>> start DATA LINES
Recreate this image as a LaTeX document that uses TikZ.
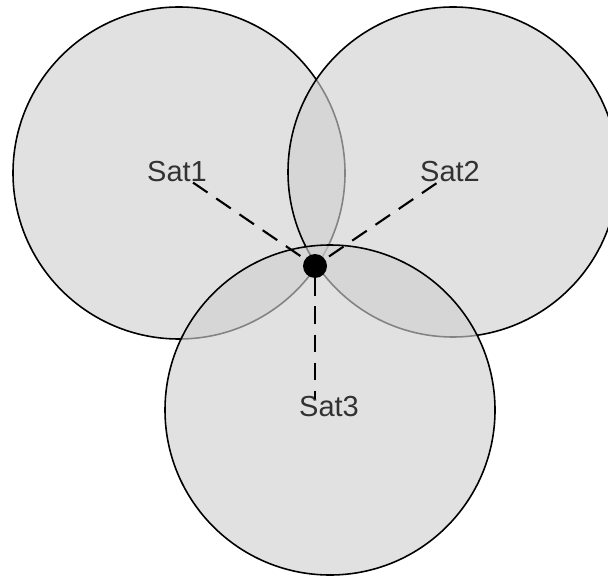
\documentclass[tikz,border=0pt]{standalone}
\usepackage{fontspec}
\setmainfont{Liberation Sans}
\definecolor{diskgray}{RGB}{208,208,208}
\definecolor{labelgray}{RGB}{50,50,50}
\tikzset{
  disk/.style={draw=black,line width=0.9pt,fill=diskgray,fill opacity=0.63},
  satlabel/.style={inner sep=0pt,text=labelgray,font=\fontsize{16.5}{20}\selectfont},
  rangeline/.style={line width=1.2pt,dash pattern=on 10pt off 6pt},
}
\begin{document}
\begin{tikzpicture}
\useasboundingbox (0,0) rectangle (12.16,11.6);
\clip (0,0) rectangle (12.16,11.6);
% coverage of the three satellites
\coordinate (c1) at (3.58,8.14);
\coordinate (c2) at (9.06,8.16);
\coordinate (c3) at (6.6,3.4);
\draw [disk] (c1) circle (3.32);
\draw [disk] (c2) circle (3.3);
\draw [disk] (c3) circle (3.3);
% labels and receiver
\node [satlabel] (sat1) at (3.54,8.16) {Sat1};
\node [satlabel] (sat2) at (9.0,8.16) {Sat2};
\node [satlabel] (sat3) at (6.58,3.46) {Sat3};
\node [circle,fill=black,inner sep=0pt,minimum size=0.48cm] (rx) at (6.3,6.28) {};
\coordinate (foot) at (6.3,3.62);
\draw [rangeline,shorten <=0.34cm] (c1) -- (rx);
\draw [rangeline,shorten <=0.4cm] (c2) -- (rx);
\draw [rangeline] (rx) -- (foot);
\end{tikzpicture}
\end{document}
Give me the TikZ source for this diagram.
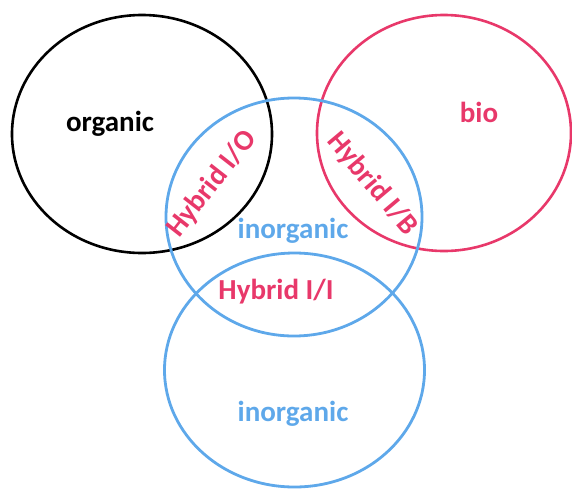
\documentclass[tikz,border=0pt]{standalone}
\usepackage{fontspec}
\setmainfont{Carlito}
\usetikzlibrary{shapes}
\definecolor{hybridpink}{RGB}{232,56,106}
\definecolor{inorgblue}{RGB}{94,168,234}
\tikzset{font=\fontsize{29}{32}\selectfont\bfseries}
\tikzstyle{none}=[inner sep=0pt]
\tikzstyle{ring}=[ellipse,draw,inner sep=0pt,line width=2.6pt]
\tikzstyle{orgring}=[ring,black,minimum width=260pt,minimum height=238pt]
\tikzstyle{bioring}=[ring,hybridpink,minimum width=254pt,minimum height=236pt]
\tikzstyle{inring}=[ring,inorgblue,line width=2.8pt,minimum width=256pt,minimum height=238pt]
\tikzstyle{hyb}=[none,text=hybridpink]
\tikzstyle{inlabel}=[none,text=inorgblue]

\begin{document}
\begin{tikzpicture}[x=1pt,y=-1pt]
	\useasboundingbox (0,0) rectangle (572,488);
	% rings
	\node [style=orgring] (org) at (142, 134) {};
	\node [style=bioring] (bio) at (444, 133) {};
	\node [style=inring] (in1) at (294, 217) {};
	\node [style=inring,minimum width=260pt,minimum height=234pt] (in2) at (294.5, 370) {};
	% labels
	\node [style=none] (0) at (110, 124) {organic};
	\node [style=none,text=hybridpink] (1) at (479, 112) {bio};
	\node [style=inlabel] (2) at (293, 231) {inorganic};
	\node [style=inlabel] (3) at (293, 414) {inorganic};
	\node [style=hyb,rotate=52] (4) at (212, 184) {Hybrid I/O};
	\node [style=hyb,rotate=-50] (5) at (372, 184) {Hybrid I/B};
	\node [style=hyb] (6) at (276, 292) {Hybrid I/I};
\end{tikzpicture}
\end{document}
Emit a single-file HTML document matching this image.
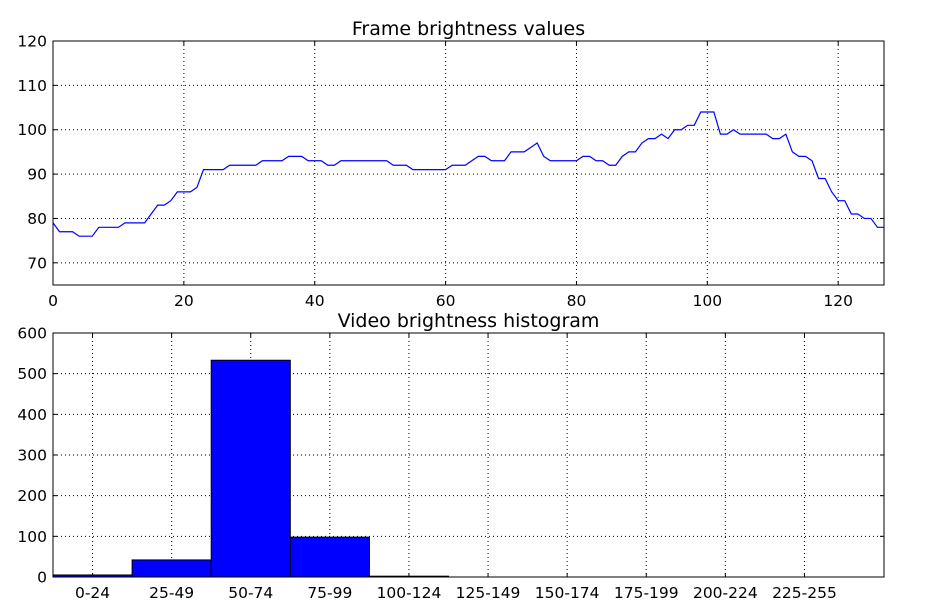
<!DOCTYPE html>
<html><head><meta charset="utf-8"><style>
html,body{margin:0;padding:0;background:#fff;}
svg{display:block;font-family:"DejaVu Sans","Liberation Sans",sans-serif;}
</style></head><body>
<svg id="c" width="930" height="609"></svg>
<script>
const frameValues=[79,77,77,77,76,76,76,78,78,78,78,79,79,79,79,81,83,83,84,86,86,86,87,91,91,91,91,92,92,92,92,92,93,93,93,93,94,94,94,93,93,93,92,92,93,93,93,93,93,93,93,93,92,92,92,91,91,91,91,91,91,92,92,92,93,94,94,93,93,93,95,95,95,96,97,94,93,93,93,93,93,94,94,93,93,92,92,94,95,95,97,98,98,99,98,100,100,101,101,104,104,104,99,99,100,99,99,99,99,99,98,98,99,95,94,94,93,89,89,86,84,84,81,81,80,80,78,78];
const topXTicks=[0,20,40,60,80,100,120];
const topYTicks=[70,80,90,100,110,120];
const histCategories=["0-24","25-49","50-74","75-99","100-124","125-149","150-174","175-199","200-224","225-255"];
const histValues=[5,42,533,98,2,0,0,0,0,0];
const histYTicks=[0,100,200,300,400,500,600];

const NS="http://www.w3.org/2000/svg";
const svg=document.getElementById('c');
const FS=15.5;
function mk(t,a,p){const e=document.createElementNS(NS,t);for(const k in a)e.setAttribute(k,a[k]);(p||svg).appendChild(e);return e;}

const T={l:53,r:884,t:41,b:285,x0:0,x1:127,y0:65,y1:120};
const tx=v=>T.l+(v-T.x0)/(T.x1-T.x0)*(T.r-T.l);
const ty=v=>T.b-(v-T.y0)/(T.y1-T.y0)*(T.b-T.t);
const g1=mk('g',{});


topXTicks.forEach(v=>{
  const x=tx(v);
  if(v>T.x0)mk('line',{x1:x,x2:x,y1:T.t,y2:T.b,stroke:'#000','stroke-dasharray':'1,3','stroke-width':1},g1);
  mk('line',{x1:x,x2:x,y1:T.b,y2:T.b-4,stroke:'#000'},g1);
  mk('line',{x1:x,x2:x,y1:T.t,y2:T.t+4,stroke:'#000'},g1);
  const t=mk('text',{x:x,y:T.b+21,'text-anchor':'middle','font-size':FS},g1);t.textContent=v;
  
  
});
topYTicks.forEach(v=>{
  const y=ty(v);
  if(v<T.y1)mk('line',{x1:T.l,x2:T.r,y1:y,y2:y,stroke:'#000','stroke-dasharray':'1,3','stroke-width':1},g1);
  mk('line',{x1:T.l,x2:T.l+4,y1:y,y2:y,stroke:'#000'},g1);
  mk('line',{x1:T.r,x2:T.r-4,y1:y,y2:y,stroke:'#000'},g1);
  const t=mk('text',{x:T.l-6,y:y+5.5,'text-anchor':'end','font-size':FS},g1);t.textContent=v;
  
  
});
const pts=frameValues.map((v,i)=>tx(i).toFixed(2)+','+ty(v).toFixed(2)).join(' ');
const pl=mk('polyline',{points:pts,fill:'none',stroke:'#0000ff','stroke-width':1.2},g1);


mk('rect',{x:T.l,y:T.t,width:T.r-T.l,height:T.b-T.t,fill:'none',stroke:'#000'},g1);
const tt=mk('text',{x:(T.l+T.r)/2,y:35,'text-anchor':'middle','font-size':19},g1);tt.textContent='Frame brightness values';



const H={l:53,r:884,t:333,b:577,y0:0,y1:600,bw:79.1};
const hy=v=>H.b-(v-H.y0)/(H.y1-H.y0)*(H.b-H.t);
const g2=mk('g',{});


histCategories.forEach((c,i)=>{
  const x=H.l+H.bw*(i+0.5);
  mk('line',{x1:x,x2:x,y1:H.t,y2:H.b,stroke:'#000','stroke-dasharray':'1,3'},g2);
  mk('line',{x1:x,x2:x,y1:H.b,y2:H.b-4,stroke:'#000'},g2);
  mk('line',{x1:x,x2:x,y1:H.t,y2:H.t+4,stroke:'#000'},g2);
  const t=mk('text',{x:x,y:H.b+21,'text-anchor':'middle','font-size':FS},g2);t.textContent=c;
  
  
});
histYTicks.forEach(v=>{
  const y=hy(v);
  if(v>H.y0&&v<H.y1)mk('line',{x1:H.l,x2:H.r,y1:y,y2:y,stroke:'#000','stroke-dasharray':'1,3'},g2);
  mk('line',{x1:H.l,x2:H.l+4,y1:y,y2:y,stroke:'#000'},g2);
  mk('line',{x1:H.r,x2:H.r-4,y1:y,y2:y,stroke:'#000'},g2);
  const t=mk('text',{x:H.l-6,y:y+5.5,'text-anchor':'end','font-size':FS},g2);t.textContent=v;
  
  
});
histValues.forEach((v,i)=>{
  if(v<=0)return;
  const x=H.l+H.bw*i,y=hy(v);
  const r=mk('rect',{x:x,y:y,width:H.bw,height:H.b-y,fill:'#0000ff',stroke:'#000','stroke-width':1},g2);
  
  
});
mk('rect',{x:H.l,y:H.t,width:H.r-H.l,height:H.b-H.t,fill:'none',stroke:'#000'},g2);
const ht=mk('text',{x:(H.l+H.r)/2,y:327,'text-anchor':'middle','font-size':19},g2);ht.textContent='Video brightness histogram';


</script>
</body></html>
>> end DATA LINES
_EXERCISE DIRECTIONS_: Pick each line holding the word "image" out of the listing.

_WRITTEN REPLY_:
Recreate this image as a LaTeX document that uses TikZ.
Emit a single-file HTML document matching this image.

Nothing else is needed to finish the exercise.